What number of lines in the material contain the word "this"? Give that number alone.

Figure scripts

======

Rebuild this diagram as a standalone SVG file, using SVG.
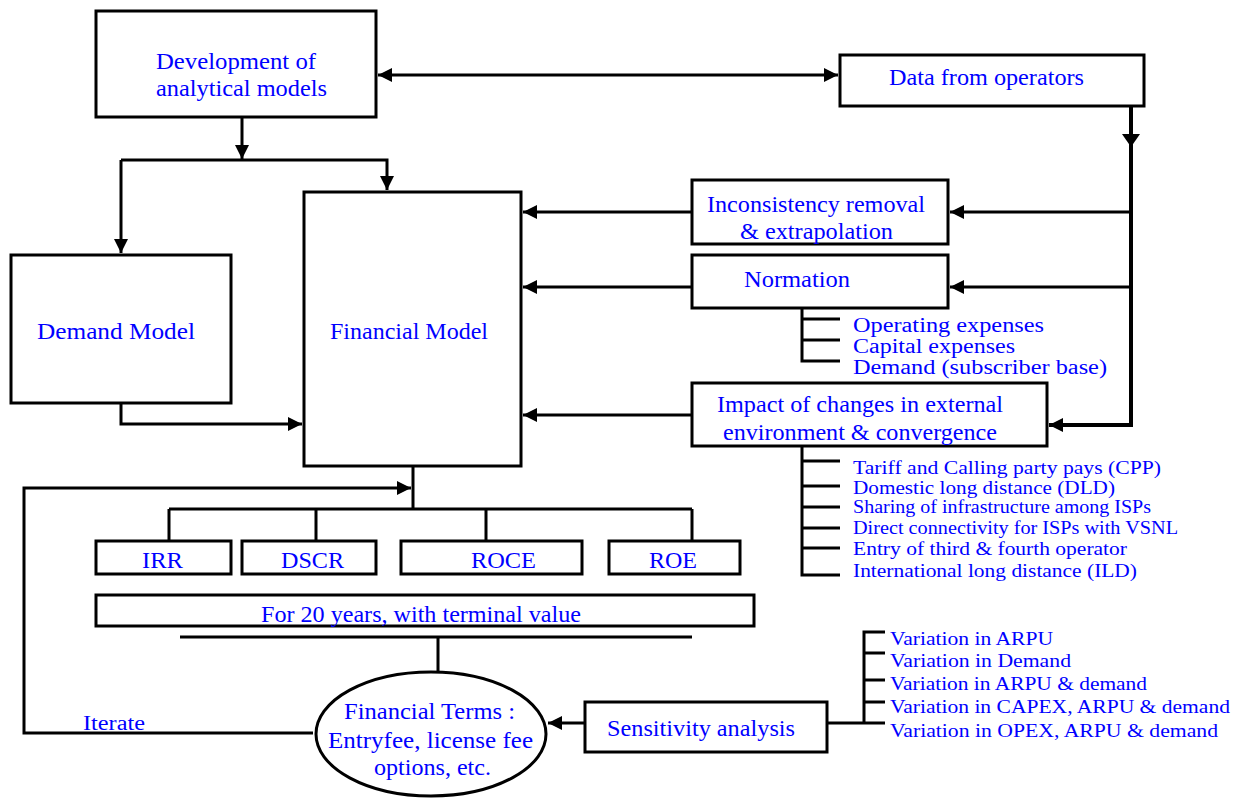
<svg xmlns="http://www.w3.org/2000/svg" width="1249" height="798" viewBox="0 0 1249 798">
<style>
.box{fill:#fff;stroke:#000;stroke-width:3}
.ln{fill:none;stroke:#000;stroke-width:3}
.t{font-family:"Liberation Serif","Times New Roman",serif;font-size:24px;fill:#0000ff}
.n{font-family:"Liberation Serif","Times New Roman",serif;font-size:20px;fill:#0000ff}
.s{font-family:"Liberation Serif","Times New Roman",serif;font-size:18px;fill:#0000ff}
.v{font-family:"Liberation Serif","Times New Roman",serif;font-size:19px;fill:#0000ff}
</style>
<defs>
<marker id="ah" viewBox="0 0 14 14" markerWidth="14" markerHeight="14" refX="14" refY="7" orient="auto-start-reverse" markerUnits="userSpaceOnUse">
<path d="M0,0 L14,7 L0,14 z" fill="#000"/>
</marker>
</defs>
<rect width="1249" height="798" fill="#fff"/>

<g id="connectors">
<path class="ln" d="M378,75 H838" marker-start="url(#ah)" marker-end="url(#ah)"/>
<path class="ln" d="M242,117 V159" marker-end="url(#ah)"/>
<path class="ln" d="M121,160 H387 V190" marker-end="url(#ah)"/>
<path class="ln" d="M121,160 V253" marker-end="url(#ah)"/>
<path class="ln" d="M121,403 V424 H302" marker-end="url(#ah)"/>
<path fill="none" stroke="#000" stroke-width="4" d="M1131,106 V425 H1049" marker-end="url(#ah)"/>
<polygon points="1122,134 1140,134 1131,147" fill="#000"/>
<path class="ln" d="M1131,212 H950" marker-end="url(#ah)"/>
<path class="ln" d="M1131,287 H950" marker-end="url(#ah)"/>
<path class="ln" d="M692,212 H523" marker-end="url(#ah)"/>
<path class="ln" d="M692,287 H523" marker-end="url(#ah)"/>
<path class="ln" d="M692,415 H523" marker-end="url(#ah)"/>
<path class="ln" d="M413,466 V509 M169,509 H692 M169,509 V541 M316,509 V541 M486,509 V541 M692,509 V541"/>
<path class="ln" d="M313,733 H24 V488 H411" marker-end="url(#ah)"/>
<path class="ln" d="M180,637 H692 M438,637 V672"/>
<path class="ln" d="M585,723 H548" marker-end="url(#ah)"/>
<path class="ln" d="M827,723 H885 M864,723 V632 H885 M864,653 H885 M864,680 H885 M864,702 H885"/>
<path class="ln" d="M802,308 V361 H840 M802,319 H840 M802,340 H840"/>
<path class="ln" d="M802,446 V575 H840 M802,461 H840 M802,486 H840 M802,507 H840 M802,528 H840 M802,548 H840"/>
</g>

<g id="dev">
<rect class="box" x="96" y="11" width="280" height="106"/>
<text class="t" x="156" y="69" textLength="160" lengthAdjust="spacingAndGlyphs">Development of</text>
<text class="t" x="156" y="96" textLength="171" lengthAdjust="spacingAndGlyphs">analytical models</text>
</g>
<g id="data">
<rect class="box" x="840" y="55" width="304" height="51"/>
<text class="t" x="889" y="85" textLength="195" lengthAdjust="spacingAndGlyphs">Data from operators</text>
</g>
<g id="demand">
<rect class="box" x="11" y="255" width="220" height="148"/>
<text class="t" x="37" y="339" textLength="158" lengthAdjust="spacingAndGlyphs">Demand  Model</text>
</g>
<g id="financial">
<rect class="box" x="304" y="192" width="217" height="274"/>
<text class="t" x="330" y="339" textLength="158" lengthAdjust="spacingAndGlyphs">Financial Model</text>
</g>
<g id="inconsistency">
<rect class="box" x="692" y="180" width="256" height="64"/>
<text class="t" x="707" y="212" textLength="218" lengthAdjust="spacingAndGlyphs">Inconsistency removal</text>
<text class="t" x="740" y="239" textLength="153" lengthAdjust="spacingAndGlyphs">&amp; extrapolation</text>
</g>
<g id="normation">
<rect class="box" x="692" y="255" width="256" height="53"/>
<text class="t" x="744" y="287" textLength="106" lengthAdjust="spacingAndGlyphs">Normation</text>
</g>
<g id="normation-list">
<text class="n" x="853" y="332" textLength="191" lengthAdjust="spacingAndGlyphs">Operating expenses</text>
<text class="n" x="853" y="353" textLength="162" lengthAdjust="spacingAndGlyphs">Capital expenses</text>
<text class="n" x="853" y="374" textLength="254" lengthAdjust="spacingAndGlyphs">Demand (subscriber base)</text>
</g>
<g id="impact">
<rect class="box" x="692" y="383" width="355" height="63"/>
<text class="t" x="717" y="412" textLength="286" lengthAdjust="spacingAndGlyphs">Impact of changes in external</text>
<text class="t" x="723" y="440" textLength="274" lengthAdjust="spacingAndGlyphs">environment &amp; convergence</text>
</g>
<g id="impact-list">
<text class="s" x="853" y="474" textLength="308" lengthAdjust="spacingAndGlyphs">Tariff and Calling party pays (CPP)</text>
<text class="s" x="853" y="494" textLength="262" lengthAdjust="spacingAndGlyphs">Domestic long distance (DLD)</text>
<text class="s" x="853" y="513" textLength="298" lengthAdjust="spacingAndGlyphs">Sharing of infrastructure among ISPs</text>
<text class="s" x="853" y="534" textLength="325" lengthAdjust="spacingAndGlyphs">Direct connectivity for ISPs with VSNL</text>
<text class="s" x="853" y="555" textLength="274" lengthAdjust="spacingAndGlyphs">Entry of third &amp; fourth operator</text>
<text class="s" x="853" y="577" textLength="284" lengthAdjust="spacingAndGlyphs">International long distance (ILD)</text>
</g>
<g id="irr">
<rect class="box" x="96" y="541" width="135" height="33"/>
<text class="t" x="142" y="568" textLength="41" lengthAdjust="spacingAndGlyphs">IRR</text>
</g>
<g id="dscr">
<rect class="box" x="242" y="541" width="134" height="33"/>
<text class="t" x="281" y="568" textLength="63" lengthAdjust="spacingAndGlyphs">DSCR</text>
</g>
<g id="roce">
<rect class="box" x="401" y="541" width="181" height="33"/>
<text class="t" x="471" y="568" textLength="65" lengthAdjust="spacingAndGlyphs">ROCE</text>
</g>
<g id="roe">
<rect class="box" x="609" y="541" width="131" height="33"/>
<text class="t" x="649" y="568" textLength="48" lengthAdjust="spacingAndGlyphs">ROE</text>
</g>
<g id="years">
<rect class="box" x="96" y="595" width="658" height="31"/>
<text class="t" x="261" y="622" textLength="320" lengthAdjust="spacingAndGlyphs">For 20 years, with terminal value</text>
</g>
<g id="iterate-label">
<text class="n" x="83" y="730" textLength="62" lengthAdjust="spacingAndGlyphs">Iterate</text>
</g>
<g id="terms">
<ellipse cx="431" cy="734" rx="115" ry="62" fill="#fff" stroke="#000" stroke-width="3"/>
<text class="t" x="344" y="719" textLength="171" lengthAdjust="spacingAndGlyphs">Financial Terms :</text>
<text class="t" x="328" y="748" textLength="205" lengthAdjust="spacingAndGlyphs">Entryfee, license fee</text>
<text class="t" x="374" y="775" textLength="117" lengthAdjust="spacingAndGlyphs">options, etc.</text>
</g>
<g id="sensitivity">
<rect class="box" x="585" y="702" width="242" height="50"/>
<text class="t" x="607" y="736" textLength="188" lengthAdjust="spacingAndGlyphs">Sensitivity analysis</text>
</g>
<g id="sensitivity-list">
<text class="v" x="890" y="645" textLength="163" lengthAdjust="spacingAndGlyphs">Variation in ARPU</text>
<text class="v" x="890" y="667" textLength="181" lengthAdjust="spacingAndGlyphs">Variation in Demand</text>
<text class="v" x="890" y="690" textLength="257" lengthAdjust="spacingAndGlyphs">Variation in ARPU &amp; demand</text>
<text class="v" x="890" y="713" textLength="340" lengthAdjust="spacingAndGlyphs">Variation in CAPEX, ARPU &amp; demand</text>
<text class="v" x="890" y="737" textLength="328" lengthAdjust="spacingAndGlyphs">Variation in OPEX, ARPU &amp; demand</text>
</g>
</svg>
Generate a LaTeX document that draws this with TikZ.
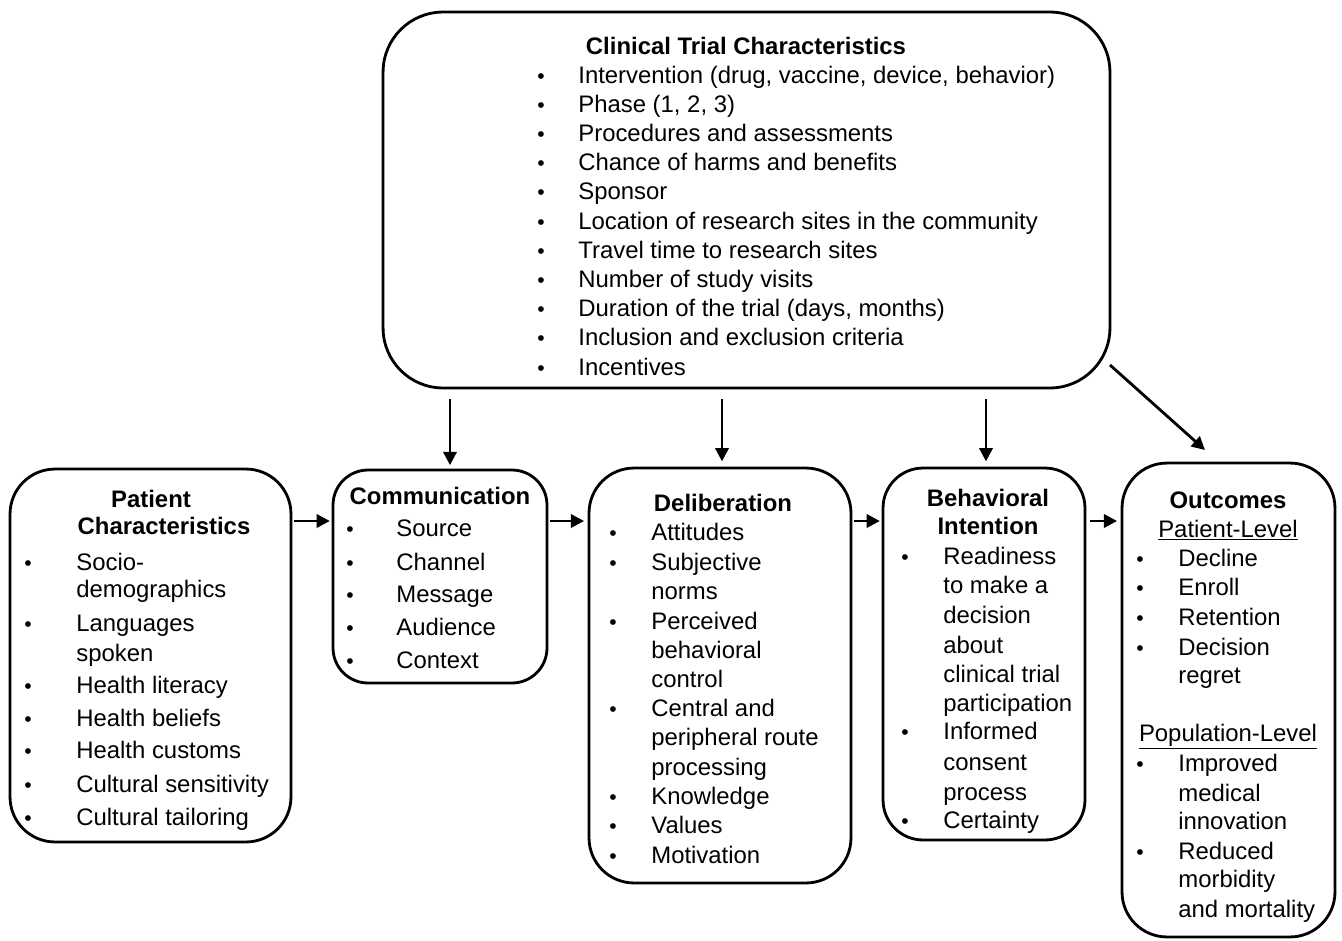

======

◆ **Task result**
2